We all know that our time in this world is limited, and that eventually all of us will end up underneath some sheet, never to wake up. And yet it is always a surprise when it happens to someone we know. It is like walking up the stairs to your bedroom in the dark, and thinking there is one more stair than there is. Your foot falls down, through the air, and there is a sickly moment of dark surprise as you try and readjust the way you thought of things.
It is very unnerving to be proven wrong, particularly when you are really right and the person who is really wrong is the one who is proving you wrong and proving himself, wrongly, right. Right?
If you are allergic to a thing, it is best not to put that thing in your mouth, particularly if the thing is cats.
Stealing, of course, is a crime, and a very impolite thing to do. But like most impolite things, it is excusable under certain circumstances. Stealing is not excusable if, for instance, you are in a museum and you decide that a certain painting would look better in your house, and you simply grab the painting and take it there. But if you were very, very hungry, and you had no way of obtaining money, it might be excusable to grab the painting, take it to your house, and eat it.
The moral of 'The Three Bears,' for instance, is 'Never break into someone else's house." The moral of "Snow White" is "Never eat apples." The moral of World War One is "Never assassinate Archduke Ferdinand."
Shyness is a very curious thing, because, like quicksand, it can strike people at any time, and also, like quicksand, it usually makes its victims look down.
Just about everything in this world is easier said than done, with the exception of ‘systematically assisting Sisyphus’s stealthy, syst-susceptible sister,’ which is easier done than said.
A cloud of dust is not a beautiful thing to look at. Very few painters have done portraits of huge clouds of dust or included them in their landscapes or still lifes. Film directors rarely choose huge clouds of dust to play the lead roles in romantic comedies, and as far as my research has shown, a huge cloud of dust has never placed higher than twenty-fifth in a beauty pageant.

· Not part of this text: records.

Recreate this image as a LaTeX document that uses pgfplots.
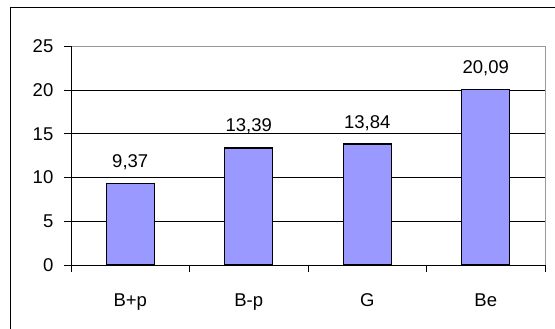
\documentclass[border=0pt]{standalone}
\usepackage{fontspec}
\setmainfont{Liberation Sans}
\usepackage{pgfplots}
\pgfplotsset{compat=1.18}
\definecolor{barblue}{HTML}{9999FF}
\begin{document}
\begin{tikzpicture}[x=1pt,y=1pt]
\path[use as bounding box] (0,0) rectangle (555,329);
% chart area frame
\draw[line width=1pt] (10,-2) -- (10,321) -- (557,321);
\begin{axis}[
  at={(71pt,64pt)}, anchor=south west,
  scale only axis,
  width=474pt, height=218.5pt,
  xmin=0.5, xmax=4.5,
  ymin=0, ymax=25,
  ytick={0,5,...,25},
  xtick={1,2,3,4},
  xticklabels={B+p,B-p,G,Be},
  minor xtick={0.5,1.5,...,4.5},
  xtick pos=bottom, ytick pos=left,
  major x tick style={draw=none},
  tick align=outside,
  major tick length=7pt,
  minor tick length=7pt,
  tick style={black, line width=0.8pt},
  axis line style={draw=none},
  extra y ticks={5,10,15,20},
  extra y tick labels={},
  extra y tick style={grid=major, major tick length=0pt},
  grid style={black, line width=0.8pt},
  /pgf/number format/assume math mode=true,
  ticklabel style={font=\fontsize{18.5}{22}\selectfont},
  yticklabel style={anchor=east, inner sep=0pt, xshift=-10.5pt},
  xticklabel style={anchor=base, inner sep=0pt, yshift=-34.5pt},
  ybar, bar width=48pt,
  clip=false,
  nodes near coords,
  nodes near coords style={
    font=\fontsize{18.5}{22}\selectfont,
    /pgf/number format/fixed,
    /pgf/number format/fixed zerofill,
    /pgf/number format/precision=2,
    /pgf/number format/use comma,
    anchor=base, inner sep=0pt, yshift=16pt,
  },
]
\addplot[fill=barblue, draw=black, line width=1.2pt] coordinates {
  (1,9.37) (2,13.39) (3,13.84) (4,20.09)
};
\draw[gray!80, line width=0.8pt] (rel axis cs:0,1) -- (rel axis cs:1,1) -- (rel axis cs:1,0);
\draw[black, line width=0.9pt] (rel axis cs:0,1) -- (rel axis cs:0,0) -- (rel axis cs:1,0);
\end{axis}
\end{tikzpicture}
\end{document}
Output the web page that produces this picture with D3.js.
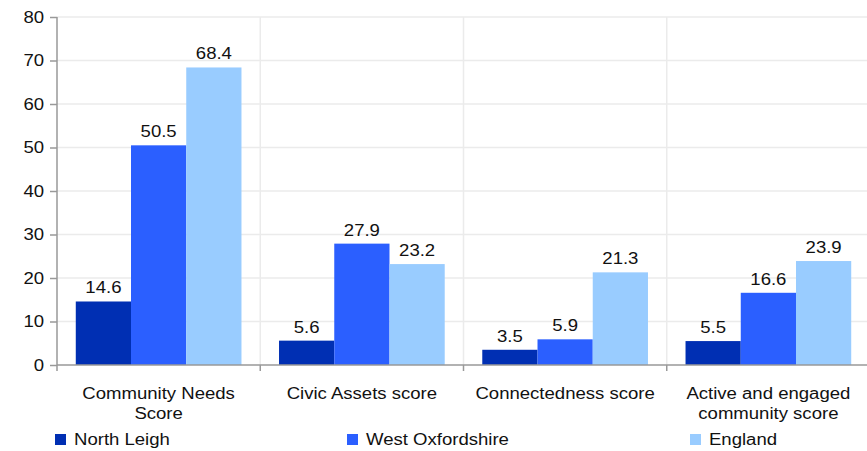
<!DOCTYPE html>
<html>
<head>
<meta charset="utf-8">
<script src="https://cdn.jsdelivr.net/npm/d3@7"></script>
<style>
  body { margin: 0; background: #fff; }
  svg text { font-family: "Liberation Sans", Arial, sans-serif; fill: #111; }
</style>
</head>
<body>
<svg width="867" height="451"></svg>
<script>
var categories = [["Community Needs", "Score"], ["Civic Assets score"], ["Connectedness score"], ["Active and engaged", "community score"]];
var seriesNames = ["North Leigh", "West Oxfordshire", "England"];
var northLeigh = [14.6, 5.6, 3.5, 5.5];
var westOxon = [50.5, 27.9, 5.9, 16.6];
var england = [68.4, 23.2, 21.3, 23.9];
var yTicks = [0, 10, 20, 30, 40, 50, 60, 70, 80];
var colors = ["#002fb3", "#2b5fff", "#99ccff"];

var sx = 1.16; // the source text is drawn a little wide

var svg = d3.select("svg"),
    margin = { top: 17, right: -3, bottom: 86, left: 57 },
    width = +svg.attr("width") - margin.left - margin.right,
    height = +svg.attr("height") - margin.top - margin.bottom;

var seriesValues = [northLeigh, westOxon, england];
var data = categories.map(function (c, i) {
  return { key: i, values: seriesValues.map(function (s, j) { return { series: j, value: s[i] }; }) };
});

var x0 = d3.scaleBand().domain(d3.range(categories.length)).range([0, width]).paddingInner(0).paddingOuter(0);
var x1 = d3.scaleBand().domain(d3.range(seriesNames.length)).range([0, x0.bandwidth()]).paddingInner(0).paddingOuter(0.34);
var y = d3.scaleLinear().domain([0, 80]).range([height, 0]);

var g = svg.append("g").attr("transform", "translate(" + margin.left + "," + margin.top + ")");

// gridlines
g.append("g").selectAll("line").data(yTicks.slice(1)).enter().append("line")
  .attr("x1", 0).attr("x2", width)
  .attr("y1", function (d) { return y(d); }).attr("y2", function (d) { return y(d); })
  .attr("stroke", "#ebebeb").attr("stroke-width", 1.5);
g.append("g").selectAll("line").data(d3.range(1, categories.length)).enter().append("line")
  .attr("x1", function (d) { return x0(d); }).attr("x2", function (d) { return x0(d); })
  .attr("y1", 0).attr("y2", height)
  .attr("stroke", "#ebebeb").attr("stroke-width", 1.5);

// bars
var groups = g.selectAll(".grp").data(data).enter().append("g")
  .attr("transform", function (d) { return "translate(" + x0(d.key) + ",0)"; });
groups.selectAll("rect").data(function (d) { return d.values; }).enter().append("rect")
  .attr("x", function (d) { return x1(d.series); })
  .attr("width", x1.bandwidth())
  .attr("y", function (d) { return y(d.value); })
  .attr("height", function (d) { return height - y(d.value); })
  .attr("fill", function (d) { return colors[d.series]; });
groups.selectAll("text").data(function (d) { return d.values; }).enter().append("text")
  .attr("transform", function (d) {
    return "translate(" + (x1(d.series) + x1.bandwidth() / 2) + "," + (y(d.value) - 8) + ") scale(" + sx + ",1)";
  })
  .attr("text-anchor", "middle").style("font-size", "16px")
  .text(function (d) { return d.value.toFixed(1); });

// y axis
var yAxis = g.append("g").call(d3.axisLeft(y).tickValues(yTicks).tickSize(7).tickPadding(6));
yAxis.selectAll("text").style("font-size", "16px").attr("fill", "#111")
  .attr("x", -13 / sx).attr("transform", "scale(" + sx + ",1)");
yAxis.selectAll("line, path").attr("stroke", "#999").attr("stroke-width", 1.5);
yAxis.select("path").attr("d", "M0," + height + "V0");

// x axis
var xa = g.append("g").attr("transform", "translate(0," + height + ")");
xa.append("line").attr("x1", 0).attr("x2", width).attr("stroke", "#999").attr("stroke-width", 1.5);
xa.selectAll(".tk").data(d3.range(categories.length)).enter().append("line")
  .attr("x1", function (d) { return x0(d); }).attr("x2", function (d) { return x0(d); })
  .attr("y1", 0).attr("y2", 6).attr("stroke", "#999").attr("stroke-width", 1.5);
var lbl = xa.selectAll(".lbl").data(categories).enter().append("text")
  .attr("text-anchor", "middle").style("font-size", "16px")
  .attr("transform", function (d, i) { return "translate(" + (x0(i) + x0.bandwidth() / 2) + ",34) scale(" + sx + ",1)"; });
lbl.selectAll("tspan").data(function (d) { return d; }).enter().append("tspan")
  .attr("x", 0).attr("dy", function (d, i) { return i ? 20 : 0; })
  .text(function (d) { return d; });

// legend
var legendX = [55, 347, 690];
var lg = svg.append("g").selectAll("g").data(seriesNames).enter().append("g")
  .attr("transform", function (d, i) { return "translate(" + legendX[i] + ",434)"; });
lg.append("rect").attr("width", 11).attr("height", 11).attr("fill", function (d, i) { return colors[i]; });
lg.append("text").attr("transform", "translate(19,11) scale(" + sx + ",1)")
  .style("font-size", "16px").text(function (d) { return d; });
</script>
</body>
</html>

It's hard for decent people to stay angry at someone who has burst into tears, which is why it is often a good idea to burst into tears if a decent person is yelling at you.
"People aren't either wicked or noble," the hook-handed man said. "They're like chef's salad, with good things and bad things chopped and mixed together in a vinaigrette of confusion and conflict."
Perhaps if we saw what was ahead of us, and glimpsed the crimes, follies, and misfortunes that would befall us later on, we would all stay in our mother's wombs, and there would be nobody in the world but a great number of very fat, very irritated women.